Many vegan or zero-waste pet parents choose to go the vegan route for their pups, and can easily find ethical brands that meet that criteria. But what happens if you need to feed your dog a meat-based dog food? Up until very recently, dog food was only ever made of the most offal ingredients imaginable, but that isn’t always a bad thing where sustainability is concerned. There is a wide range of ethical dog food brands out there that are both sustainable and good for your pet.
What makes dog food ethical?
According to Ethical Consumer, there are a few ways to determine if a pet food brand can be considered ethical. Any dog food brands that are vegan or organic are generally considered more sustainable than meat-based dog food, as are any dog foods that contain MSC-certified fish products. Conversely, that use factory-farmed animal products would not be considered ethical by most.
In the late 19th century and early 20th century, Victorian pet parents either fed their dogs table scraps or raw meat, according to The Good Shopping Guide. Things have changed a great deal since then. First, pets today are treated more like children than farm animals; and second, people are more concerned with commercial and ethical sustainability than they were in those days. There is a strong correlation between ethics and sustainability, especially when it comes to consumer products.
What are the best brands of ethical dog food?
The ethical dog food brands represented below are by no means the only ones available on the market today. There are many ways that a company and a product can be considered ethical, and these are just a sampling of the different definitions that this term carries in terms of dog food.
ACANA represents what is potentially the most important aspect of ethical pet foods: transparency. Like several of the brands on this list, ACANA is completely open about the ingredients in its recipes. The animal ingredients are free-range, ranch-raised, or wild-caught, while the plants, grains, and botanicals all come from sustainable sources.
V-Dog's highly-sustainable, vegan dog food is made from a blend of high protein foods such as lentils, oats, rice, flaxseeds, and peas. V-Dog brand dog food has no added wheat, no soy, no animal byproducts of any kind, and no added hormones. As far as ethical dog foods go, V-Dog is definitely at the top of the list.
Wild Earth Pets
Wild Earth Pets is another plant-based dog food that uses yeast, rice, chickpeas, and sweet potato as replacements for animal-based proteins. These ingredients have a much lower environmental impact than meat, which makes them far more sustainable and ethical than the alternative. Wild Earth Pets is also transparent about the fact that all of its proteins are derived from non-GMO crops.
Kohapet might be based in the U.S. but its array of flavors and ingredients come from ethical, sustainable sources all over the world. Its animal-based dog food formulas contain everything from New Zealand lamb and wild-caught Australian kangaroo, to USDA-inspected, grass-fed cows and cage-free guinea fowl from France.
ORIJEN prides itself on providing high-quality, protein-rich food for pets based on the animals’ natural diets. ORIJEN is also known for incorporating meat and protein ratios into its food that mimics the variety these animals could have expected in the wild. According to the ORIJEN website, all animal proteins are either caught in the wild or procured from sustainable farms where livestock are supposedly treated "ethically."

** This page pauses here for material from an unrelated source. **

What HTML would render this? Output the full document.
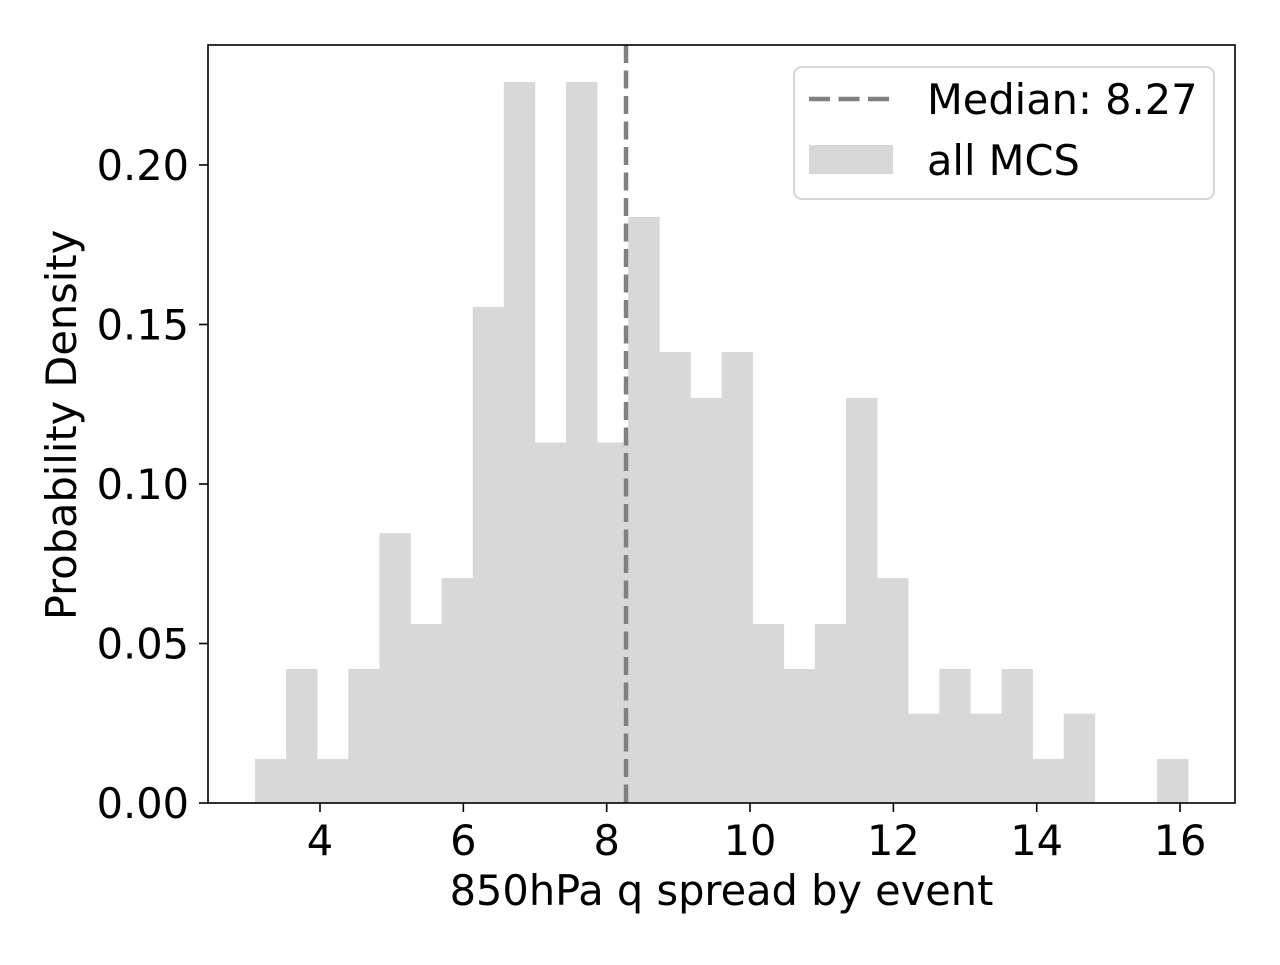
<!DOCTYPE html>
<html><head><meta charset="utf-8"><style>
body{margin:0;background:#fff;}
svg text{font-family:"DejaVu Sans","Liberation Sans",sans-serif;fill:#000;}
</style></head><body>
<svg id="chart" width="1280" height="960" xmlns="http://www.w3.org/2000/svg">
<rect width="1280" height="960" fill="#fff"/>
<g id="bars"></g>
<g id="median"></g>
<g id="axes"></g>
<g id="legend"></g>
</svg>
<script>
const binStart = 3.093;
const binWidth = 0.434;
const densities = [0.0138,0.042,0.0138,0.042,0.0846,0.0561,0.0705,0.1555,0.226,0.113,0.226,0.113,0.1837,0.1414,0.127,0.1414,0.0561,0.042,0.0561,0.127,0.0705,0.028,0.042,0.028,0.042,0.0138,0.028,0,0,0.0138];
const medianValue = 8.27;
const xTicks = [4,6,8,10,12,14,16];
const yTicks = [0,0.05,0.10,0.15,0.20];
const yTickLabels = ["0.00","0.05","0.10","0.15","0.20"];

const L=208,R=1235,T=45,B=803;
const FS=41.5;
const xs=v=>320+(v-4)*71.67;
const ys=v=>B-v*3190;
const NS="http://www.w3.org/2000/svg";
function mk(tag,attrs,parent){const e=document.createElementNS(NS,tag);for(const k in attrs)e.setAttribute(k,attrs[k]);parent.appendChild(e);return e;}
const gb=document.getElementById('bars');
densities.forEach((d,i)=>{
  const x0=xs(binStart+i*binWidth),x1=xs(binStart+(i+1)*binWidth);
  const r=mk('rect',{x:x0,y:ys(d),width:x1-x0+0.3,height:B-ys(d),fill:'#d8d8d8'},gb);
  
  
});
const gm=document.getElementById('median');
const ml=mk('line',{x1:xs(medianValue),x2:xs(medianValue),y1:T,y2:B,stroke:'#808080','stroke-width':4.5,'stroke-dasharray':'18,7.5'},gm);


const ga=document.getElementById('axes');
mk('rect',{x:L,y:T,width:R-L,height:B-T,fill:'none',stroke:'#000','stroke-width':1.6},ga);
xTicks.forEach(t=>{
  mk('line',{x1:xs(t),x2:xs(t),y1:B,y2:B+9,stroke:'#000','stroke-width':1.6},ga);
  const tx=mk('text',{x:xs(t),y:B+52,'text-anchor':'middle','font-size':FS},ga);
  tx.textContent=t;
  
  
});
yTicks.forEach((t,i)=>{
  mk('line',{x1:L-9,x2:L,y1:ys(t),y2:ys(t),stroke:'#000','stroke-width':1.6},ga);
  const tx=mk('text',{x:L-19,y:ys(t)+15,'text-anchor':'end','font-size':FS},ga);
  tx.textContent=yTickLabels[i];
  
  
});
const xl=mk('text',{x:(L+R)/2,y:905,'text-anchor':'middle','font-size':FS},ga);
xl.textContent='850hPa q spread by event';


const yl=mk('text',{x:0,y:0,'text-anchor':'middle','font-size':FS,transform:'translate(76,425) rotate(-90)'},ga);
yl.textContent='Probability Density';


const gl=document.getElementById('legend');
mk('rect',{x:794,y:67,width:420,height:132,rx:8,fill:'#fff','fill-opacity':0.8,stroke:'#d6d6d6','stroke-width':2},gl);
const le1=mk('line',{x1:809,x2:889,y1:99,y2:99,stroke:'#808080','stroke-width':4.5,'stroke-dasharray':'21,8.5'},gl);


const t1=mk('text',{x:927,y:114,'font-size':FS},gl);t1.textContent='Median: 8.27';


const le2=mk('rect',{x:809,y:145,width:84,height:29,fill:'#d8d8d8'},gl);


const t2=mk('text',{x:927,y:175,'font-size':FS},gl);t2.textContent='all MCS';


</script>
</body></html>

Like several of the brands on this list, Nom Nom employs board-certified veterinary nutritionists and scientific evidence to create nutritious food for both dogs and cats. It offers a number of healthy combinations of animal protein, vegetables, and grains, all sourced from reputable U.S. producers and suppliers.
Are dog foods that use animal scraps considered ethical?
That said, there is something to be said for dog food brands that utilize animal scraps and byproducts that can, in some cases, be considered ethical. Excess parts like feet, kidneys, and lungs, as well as the bodies of zoo animals or euthanized pets, would normally go to waste. Instead, according to Dog Food Advisor, these pieces are rendered and turned into protein-rich byproduct meals for dog foods.
Even though these byproduct meals are certified safe for dogs, not every pet parent is comfortable feeding them to their pet. Interestingly, some vegan and vegetarian pet parents whose dogs or cats need to eat meat-based diets will opt for pet food made from rendering plants, since these options do not directly contribute to the animal agriculture industry.